Commissioner, 42 F.2d 177,
aff'd, 283 U. S. 283 U.S.
589,
283 U. S. 593;
United States v. Greenfield Tap & Die
Corp., 27 F.2d
933;
United States v. Garfunkel, 52 F.2d
727.
Considering the established rule of strict construction, the
views expressed in the cases cited, also the possible conflict with
other statutory provisions pointed out in those opinions, we cannot
accept petitioners' interpretation of the statute. The present suit
was properly brought, we think, and the courts below reached the
correct conclusion. There was no abuse of discretion in respect of
interest.
Affirmed.
*
"Sec. 274(a). If, in the case of any taxpayer, the Commissioner
determines that there is a deficiency in respect of the tax imposed
by this title, the Commissioner is authorized to send notice of
such deficiency to the taxpayer by registered mail. Within 60 days
after such notice is mailed (not counting Sunday as the sixtieth
day), the taxpayer may file a petition with the Board of Tax
Appeals for a redetermination of the deficiency. Except as
otherwise provided in subdivision (d) or (f) of this section or in
section 279, 282, or 1001, no assessment of a deficiency in respect
of the tax imposed by this title and no distraint or proceeding in
court for its collection shall be made, begun, or prosecuted until
such notice has been mailed to the taxpayer, nor until the
expiration of such 60-day period, nor, if a petition has been filed
with the board, until the decision of the board has become final.

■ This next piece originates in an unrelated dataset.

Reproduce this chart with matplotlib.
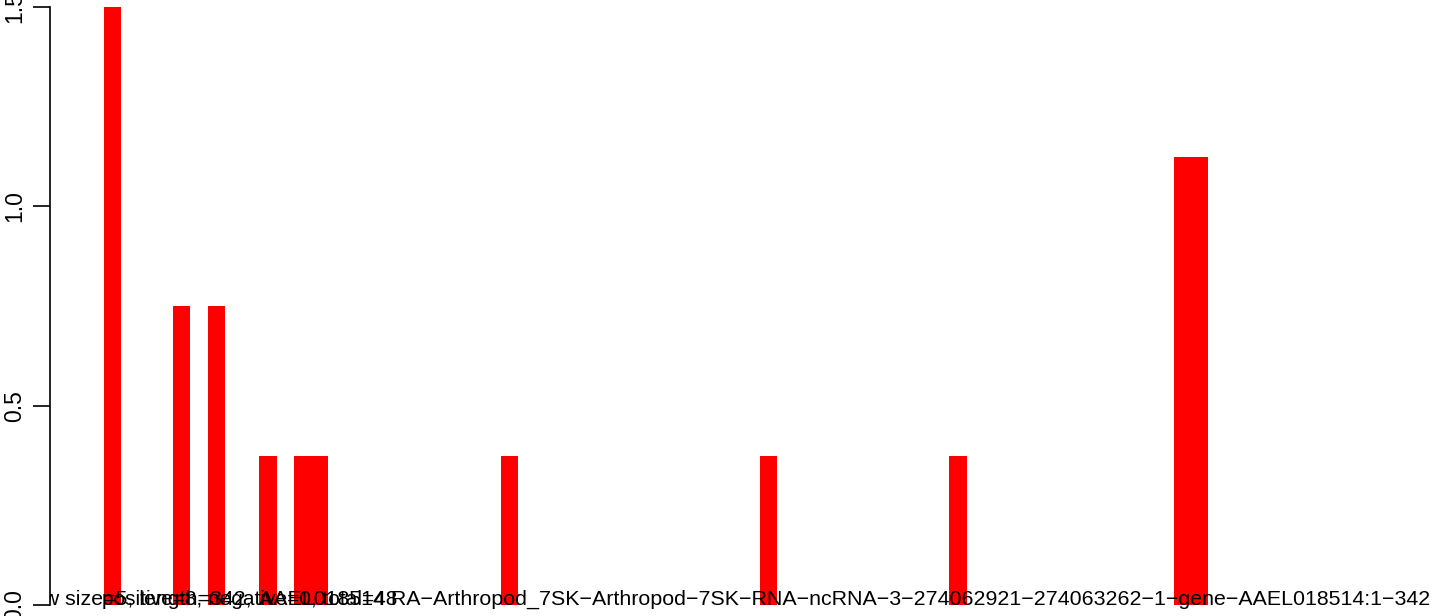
import matplotlib
matplotlib.use("Agg")
import matplotlib.pyplot as plt
from matplotlib.transforms import Bbox, TransformedBbox

# bar positions (bin index) and heights
positions = [0, 4, 6, 9, 11, 12, 23, 38, 49, 62, 63]
heights = [1.5, 0.75, 0.75, 0.375, 0.375, 0.375, 0.375, 0.375, 0.375, 1.125, 1.125]
yticks = [0.0, 0.5, 1.0, 1.5]
ytick_labels = ['0.0', '0.5', '1.0', '1.5']

label_window = 'window size=5, length=342,'
label_counts = 'positive=8, negative=0, total=48'
label_gene = ('AAEL018514 RA\u2212Arthropod_7SK\u2212Arthropod\u22127SK\u2212RNA'
              '\u2212ncRNA\u22123\u2212274062921\u2212274063262\u22121\u2212gene\u2212AAEL018514:1\u2212342')

plt.rcParams['font.family'] = ['Liberation Sans', 'DejaVu Sans']

W, H = 1444, 616
fig = plt.figure(figsize=(W / 100, H / 100), dpi=100)
ax = fig.add_axes([50 / W, 11 / H, (W - 50) / W, 598 / H])

ax.bar(positions, heights, width=1.0, align='edge', color='red', linewidth=0)

ax.set_xlim(-54 / 17.25, -54 / 17.25 + (W - 50) / 17.25)
ax.set_ylim(0, 1.5)

for s in ['top', 'right', 'bottom']:
    ax.spines[s].set_visible(False)
ax.spines['left'].set_linewidth(1.2)
ax.set_xticks([])
ax.set_yticks(yticks)
ax.set_yticklabels(ytick_labels, rotation=90, va='center', fontsize=16.5)
ax.tick_params(axis='y', length=12, width=1.2, pad=5)

fs = 15.4
clip = TransformedBbox(Bbox([[50 / W, 0], [1, 1]]), fig.transFigure)
texts = [
    fig.text(252 / W, 11 / H, label_window, ha='right', va='baseline', fontsize=fs, color='black'),
    fig.text(102 / W, 11 / H, label_counts, ha='left', va='baseline', fontsize=15, color='black'),
    fig.text(1430 / W, 11 / H, label_gene, ha='right', va='baseline', fontsize=fs, color='black'),
]
for t in texts:
    t.set_clip_box(clip)
    t.set_clip_on(True)

fig.savefig('out.png', dpi=100)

Notwithstanding the provisions of section 3224 of the Rev.Stats.,
the making of such assessment or the beginning of such proceeding
or distraint during the time such prohibition is in force may be
enjoined by a proceeding in the proper court."
"
* * * *"
"Sec. 278(a): In the case of a false or fraudulent return with
intent to evade tax or of a failure to file a return, the tax may
be assessed, or a proceeding in court for the collection of such
tax may be begun, without assessment at any time."
"(b) Any deficiency attributable to a change in a deduction
tentatively allowed under paragraph (9) of subdivision (a) of
section 214, or paragraph (8) of subdivision (a) of section 234, of
the Revenue Act of 1918 or the Revenue Act of 1921, may be
assessed, or a proceeding in court for the collection of such tax
may be begun without assessment at any time."

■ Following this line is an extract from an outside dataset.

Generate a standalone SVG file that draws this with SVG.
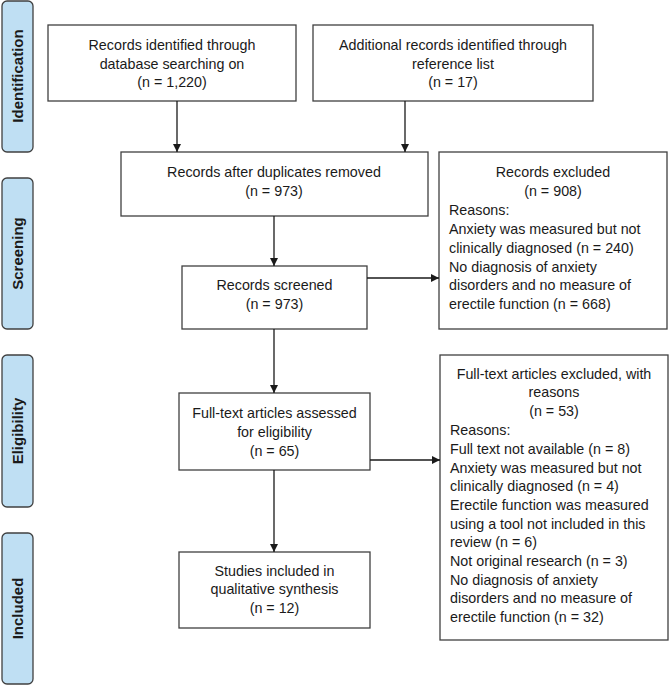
<svg xmlns="http://www.w3.org/2000/svg" width="669" height="685" viewBox="0 0 669 685">
<style>
.box{fill:#fff;stroke:#404040;stroke-width:1.3}
.side{fill:#bfdff3;stroke:#404040;stroke-width:1.3}
.t{font-family:"Liberation Sans",Arial,sans-serif;font-size:14.3px;fill:#1a1a1a}
.c{text-anchor:middle}
.s{font-family:"Liberation Sans",Arial,sans-serif;font-size:15px;font-weight:bold;fill:#1a1a1a;text-anchor:middle}
.ln{stroke:#1a1a1a;stroke-width:1.3;fill:none}
</style>
<defs>
<marker id="ah" viewBox="0 0 10 10" refX="10" refY="5" markerWidth="8" markerHeight="8" markerUnits="userSpaceOnUse" orient="auto">
<path d="M0,0 L10,5 L0,10 Z" fill="#1a1a1a"/>
</marker>
</defs>
<g id="side-identification"><rect class="side" x="2" y="1" width="31" height="151" rx="5"/><text class="s" transform="translate(23,76) rotate(-90)">Identification</text></g>
<g id="side-screening"><rect class="side" x="2" y="178" width="31" height="151" rx="5"/><text class="s" transform="translate(23,253.5) rotate(-90)">Screening</text></g>
<g id="side-eligibility"><rect class="side" x="2" y="355" width="31" height="152" rx="5"/><text class="s" transform="translate(23,431) rotate(-90)">Eligibility</text></g>
<g id="side-included"><rect class="side" x="2" y="533" width="31" height="151" rx="5"/><text class="s" transform="translate(23,608.5) rotate(-90)">Included</text></g>

<g id="n-database"><rect class="box" x="48" y="25" width="248" height="76"/>
<text class="t c" x="172" y="50">Records identified through</text>
<text class="t c" x="172" y="68.5">database searching on</text>
<text class="t c" x="172" y="87">(n = 1,220)</text></g>

<g id="n-reference"><rect class="box" x="313" y="25" width="280" height="76"/>
<text class="t c" x="453" y="50">Additional records identified through</text>
<text class="t c" x="453" y="68.5">reference list</text>
<text class="t c" x="453" y="87">(n = 17)</text></g>

<g id="n-duplicates"><rect class="box" x="121" y="152" width="307" height="64"/>
<text class="t c" x="274" y="177">Records after duplicates removed</text>
<text class="t c" x="274" y="195.5">(n = 973)</text></g>

<g id="n-excluded"><rect class="box" x="439" y="152" width="228" height="177"/>
<text class="t c" x="553" y="177">Records excluded</text>
<text class="t c" x="553" y="195.5">(n = 908)</text>
<text class="t" x="449" y="214.5">Reasons:</text>
<text class="t" x="449" y="233.5">Anxiety was measured but not</text>
<text class="t" x="449" y="252.5">clinically diagnosed (n = 240)</text>
<text class="t" x="449" y="271.5">No diagnosis of anxiety</text>
<text class="t" x="449" y="290">disorders and no measure of</text>
<text class="t" x="449" y="308.5">erectile function (n = 668)</text></g>

<g id="n-screened"><rect class="box" x="182" y="266" width="185" height="63"/>
<text class="t c" x="274.5" y="290">Records screened</text>
<text class="t c" x="274.5" y="308.5">(n = 973)</text></g>

<g id="n-assessed"><rect class="box" x="179" y="393" width="191" height="77"/>
<text class="t c" x="274.5" y="418">Full-text articles assessed</text>
<text class="t c" x="274.5" y="436.5">for eligibility</text>
<text class="t c" x="274.5" y="455.5">(n = 65)</text></g>

<g id="n-included"><rect class="box" x="179" y="552" width="191" height="76"/>
<text class="t c" x="274.5" y="575.5">Studies included in</text>
<text class="t c" x="274.5" y="594">qualitative synthesis</text>
<text class="t c" x="274.5" y="612.5">(n = 12)</text></g>

<g id="n-ftexcluded"><rect class="box" x="440" y="355" width="228" height="285"/>
<text class="t c" x="554" y="378.5">Full-text articles excluded, with</text>
<text class="t c" x="554" y="397">reasons</text>
<text class="t c" x="554" y="415.5">(n = 53)</text>
<text class="t" x="450" y="434.5">Reasons:</text>
<text class="t" x="450" y="453.5">Full text not available (n = 8)</text>
<text class="t" x="450" y="472.5">Anxiety was measured but not</text>
<text class="t" x="450" y="491">clinically diagnosed (n = 4)</text>
<text class="t" x="450" y="510">Erectile function was measured</text>
<text class="t" x="450" y="528.5">using a tool not included in this</text>
<text class="t" x="450" y="547">review (n = 6)</text>
<text class="t" x="450" y="566">Not original research (n = 3)</text>
<text class="t" x="450" y="584.5">No diagnosis of anxiety</text>
<text class="t" x="450" y="603">disorders and no measure of</text>
<text class="t" x="450" y="622">erectile function (n = 32)</text></g>

<g id="connectors">
<line class="ln" x1="177" y1="101" x2="177" y2="152" marker-end="url(#ah)"/>
<line class="ln" x1="405" y1="101" x2="405" y2="152" marker-end="url(#ah)"/>
<line class="ln" x1="274" y1="216" x2="274" y2="266" marker-end="url(#ah)"/>
<line class="ln" x1="274" y1="329" x2="274" y2="393" marker-end="url(#ah)"/>
<line class="ln" x1="274" y1="470" x2="274" y2="552" marker-end="url(#ah)"/>
<line class="ln" x1="367" y1="278" x2="439" y2="278" marker-end="url(#ah)"/>
<line class="ln" x1="370" y1="460" x2="440" y2="460" marker-end="url(#ah)"/>
</g>
</svg>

"(c) Where both the Commissioner and the taxpayer have consented
in writing to the assessment of the tax after the time prescribed
in section 277 for its assessment, the tax may be assessed at any
time prior to the expiration of the period agreed upon."
"(d) Where the assessment of any income, excess profits, or war
profits taxes imposed by this title or by prior Act of Congress has
been made (whether before or after the enactment of this Act)
within the statutory period of limitation properly applicable
thereto, such tax may be collected by distraint or by a proceeding
in court (begun before or after the enactment of this Act), but
only if begun (1) within six years after the assessment of the tax,
or (2) prior to the expiration of any period for collection agreed
upon in writing by the Commissioner and the taxpayer."
U.S.C.App. Title 26, § 1061.
"Section 280(a) The amounts of the following liabilities shall,
except as hereinafter in this section provided, be assessed,
collected, and paid in the same manner and subject to the same
provisions and limitations as in the case of a deficiency in a tax
imposed by this title (including the provisions in case of
delinquency in payment after notice and demand, the provisions
authorizing distraint and proceedings in court for collection, and
the provisions prohibiting claims and suits for refunds):"
"(1) The liability at law or in equity of a transferee of
property of a taxpayer in respect of the tax (including interest,
additional amounts, and additions to the tax provided by law)
imposed upon the taxpayer by this title or by any prior income,
excess profits, or War-Profits Tax Act."
"
* * * *"
"(b) The period of limitation for assessment of any such
liability of a transferee or fiduciary shall be as follows:"
"(1) Within one year after the expiration of the period of
limitation for assessment against the taxpayer."